Exercise task
Would you repeat the listing exactly but omit every picture?

Data segment
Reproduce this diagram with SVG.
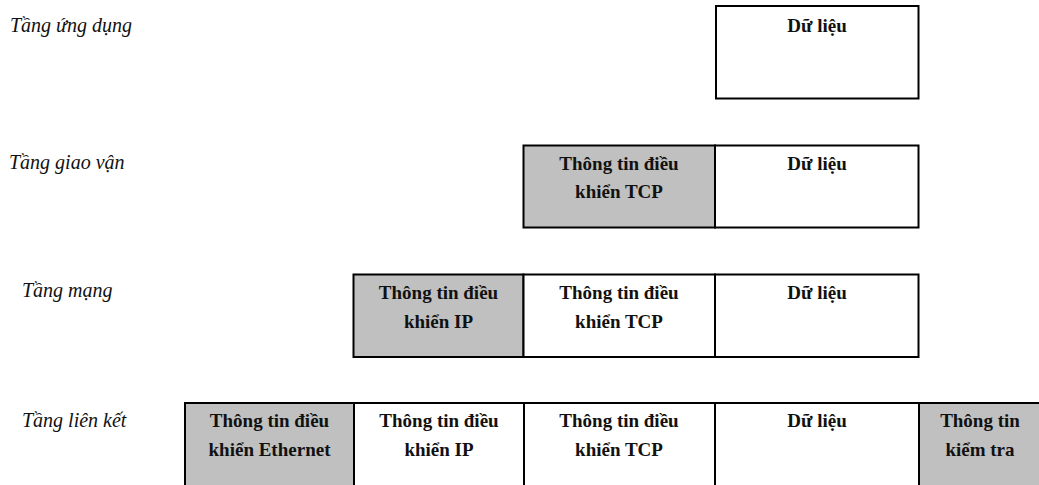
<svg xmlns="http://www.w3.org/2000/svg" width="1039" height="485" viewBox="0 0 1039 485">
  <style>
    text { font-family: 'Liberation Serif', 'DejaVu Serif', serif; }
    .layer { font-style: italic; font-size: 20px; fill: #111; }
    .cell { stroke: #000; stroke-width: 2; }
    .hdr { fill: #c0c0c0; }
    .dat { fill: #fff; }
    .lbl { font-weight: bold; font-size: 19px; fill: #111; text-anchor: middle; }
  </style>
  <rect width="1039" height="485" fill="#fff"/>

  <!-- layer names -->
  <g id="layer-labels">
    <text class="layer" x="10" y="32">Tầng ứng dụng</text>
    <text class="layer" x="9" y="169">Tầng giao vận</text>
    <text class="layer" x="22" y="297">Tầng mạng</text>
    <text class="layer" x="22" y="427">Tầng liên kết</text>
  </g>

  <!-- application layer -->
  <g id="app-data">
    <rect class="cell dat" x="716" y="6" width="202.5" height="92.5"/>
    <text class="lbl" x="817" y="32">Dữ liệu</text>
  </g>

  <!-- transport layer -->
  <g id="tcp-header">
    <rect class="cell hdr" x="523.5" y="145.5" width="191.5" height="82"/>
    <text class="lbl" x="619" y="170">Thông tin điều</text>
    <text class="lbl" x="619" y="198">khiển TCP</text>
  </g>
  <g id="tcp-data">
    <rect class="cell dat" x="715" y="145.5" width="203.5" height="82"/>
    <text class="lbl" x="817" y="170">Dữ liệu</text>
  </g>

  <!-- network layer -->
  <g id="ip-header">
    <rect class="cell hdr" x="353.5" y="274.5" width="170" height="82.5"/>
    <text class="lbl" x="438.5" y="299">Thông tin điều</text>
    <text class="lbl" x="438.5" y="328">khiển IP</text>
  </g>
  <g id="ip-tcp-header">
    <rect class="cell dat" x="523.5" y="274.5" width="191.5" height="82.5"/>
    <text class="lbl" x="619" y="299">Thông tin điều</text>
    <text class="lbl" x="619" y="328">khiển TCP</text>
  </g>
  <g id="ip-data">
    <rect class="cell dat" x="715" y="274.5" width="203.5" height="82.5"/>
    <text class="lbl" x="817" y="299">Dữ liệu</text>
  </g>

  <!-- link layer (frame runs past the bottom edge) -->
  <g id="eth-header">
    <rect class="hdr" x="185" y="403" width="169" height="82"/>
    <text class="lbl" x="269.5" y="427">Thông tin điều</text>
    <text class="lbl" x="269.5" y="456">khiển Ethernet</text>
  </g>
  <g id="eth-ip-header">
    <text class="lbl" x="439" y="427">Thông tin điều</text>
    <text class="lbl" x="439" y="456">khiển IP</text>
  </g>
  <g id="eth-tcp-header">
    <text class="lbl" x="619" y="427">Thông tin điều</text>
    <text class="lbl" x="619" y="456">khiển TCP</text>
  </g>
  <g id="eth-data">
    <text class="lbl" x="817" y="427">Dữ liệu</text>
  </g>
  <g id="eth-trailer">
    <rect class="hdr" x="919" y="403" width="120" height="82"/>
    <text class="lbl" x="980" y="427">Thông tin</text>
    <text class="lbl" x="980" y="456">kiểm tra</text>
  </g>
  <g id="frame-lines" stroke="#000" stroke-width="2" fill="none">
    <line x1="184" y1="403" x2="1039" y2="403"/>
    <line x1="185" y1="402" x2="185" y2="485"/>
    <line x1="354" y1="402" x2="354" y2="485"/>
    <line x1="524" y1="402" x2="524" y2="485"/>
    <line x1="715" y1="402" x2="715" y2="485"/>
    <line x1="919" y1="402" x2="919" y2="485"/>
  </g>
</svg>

Exercise answer
Reproduce this diagram with SVG.
<svg xmlns="http://www.w3.org/2000/svg" width="1039" height="485" viewBox="0 0 1039 485">
  <style>
    text { font-family: 'Liberation Serif', 'DejaVu Serif', serif; }
    .layer { font-style: italic; font-size: 20px; fill: #111; }
    .cell { stroke: #000; stroke-width: 2; }
    .hdr { fill: #c0c0c0; }
    .dat { fill: #fff; }
    .lbl { font-weight: bold; font-size: 19px; fill: #111; text-anchor: middle; }
  </style>
  <rect width="1039" height="485" fill="#fff"/>

  <!-- layer names -->
  <g id="layer-labels">
    <text class="layer" x="10" y="32">Tầng ứng dụng</text>
    <text class="layer" x="9" y="169">Tầng giao vận</text>
    <text class="layer" x="22" y="297">Tầng mạng</text>
    <text class="layer" x="22" y="427">Tầng liên kết</text>
  </g>

  <!-- application layer -->
  <g id="app-data">
    <rect class="cell dat" x="716" y="6" width="202.5" height="92.5"/>
    <text class="lbl" x="817" y="32">Dữ liệu</text>
  </g>

  <!-- transport layer -->
  <g id="tcp-header">
    <rect class="cell hdr" x="523.5" y="145.5" width="191.5" height="82"/>
    <text class="lbl" x="619" y="170">Thông tin điều</text>
    <text class="lbl" x="619" y="198">khiển TCP</text>
  </g>
  <g id="tcp-data">
    <rect class="cell dat" x="715" y="145.5" width="203.5" height="82"/>
    <text class="lbl" x="817" y="170">Dữ liệu</text>
  </g>

  <!-- network layer -->
  <g id="ip-header">
    <rect class="cell hdr" x="353.5" y="274.5" width="170" height="82.5"/>
    <text class="lbl" x="438.5" y="299">Thông tin điều</text>
    <text class="lbl" x="438.5" y="328">khiển IP</text>
  </g>
  <g id="ip-tcp-header">
    <rect class="cell dat" x="523.5" y="274.5" width="191.5" height="82.5"/>
    <text class="lbl" x="619" y="299">Thông tin điều</text>
    <text class="lbl" x="619" y="328">khiển TCP</text>
  </g>
  <g id="ip-data">
    <rect class="cell dat" x="715" y="274.5" width="203.5" height="82.5"/>
    <text class="lbl" x="817" y="299">Dữ liệu</text>
  </g>

  <!-- link layer (frame runs past the bottom edge) -->
  <g id="eth-header">
    <rect class="hdr" x="185" y="403" width="169" height="82"/>
    <text class="lbl" x="269.5" y="427">Thông tin điều</text>
    <text class="lbl" x="269.5" y="456">khiển Ethernet</text>
  </g>
  <g id="eth-ip-header">
    <text class="lbl" x="439" y="427">Thông tin điều</text>
    <text class="lbl" x="439" y="456">khiển IP</text>
  </g>
  <g id="eth-tcp-header">
    <text class="lbl" x="619" y="427">Thông tin điều</text>
    <text class="lbl" x="619" y="456">khiển TCP</text>
  </g>
  <g id="eth-data">
    <text class="lbl" x="817" y="427">Dữ liệu</text>
  </g>
  <g id="eth-trailer">
    <rect class="hdr" x="919" y="403" width="120" height="82"/>
    <text class="lbl" x="980" y="427">Thông tin</text>
    <text class="lbl" x="980" y="456">kiểm tra</text>
  </g>
  <g id="frame-lines" stroke="#000" stroke-width="2" fill="none">
    <line x1="184" y1="403" x2="1039" y2="403"/>
    <line x1="185" y1="402" x2="185" y2="485"/>
    <line x1="354" y1="402" x2="354" y2="485"/>
    <line x1="524" y1="402" x2="524" y2="485"/>
    <line x1="715" y1="402" x2="715" y2="485"/>
    <line x1="919" y1="402" x2="919" y2="485"/>
  </g>
</svg>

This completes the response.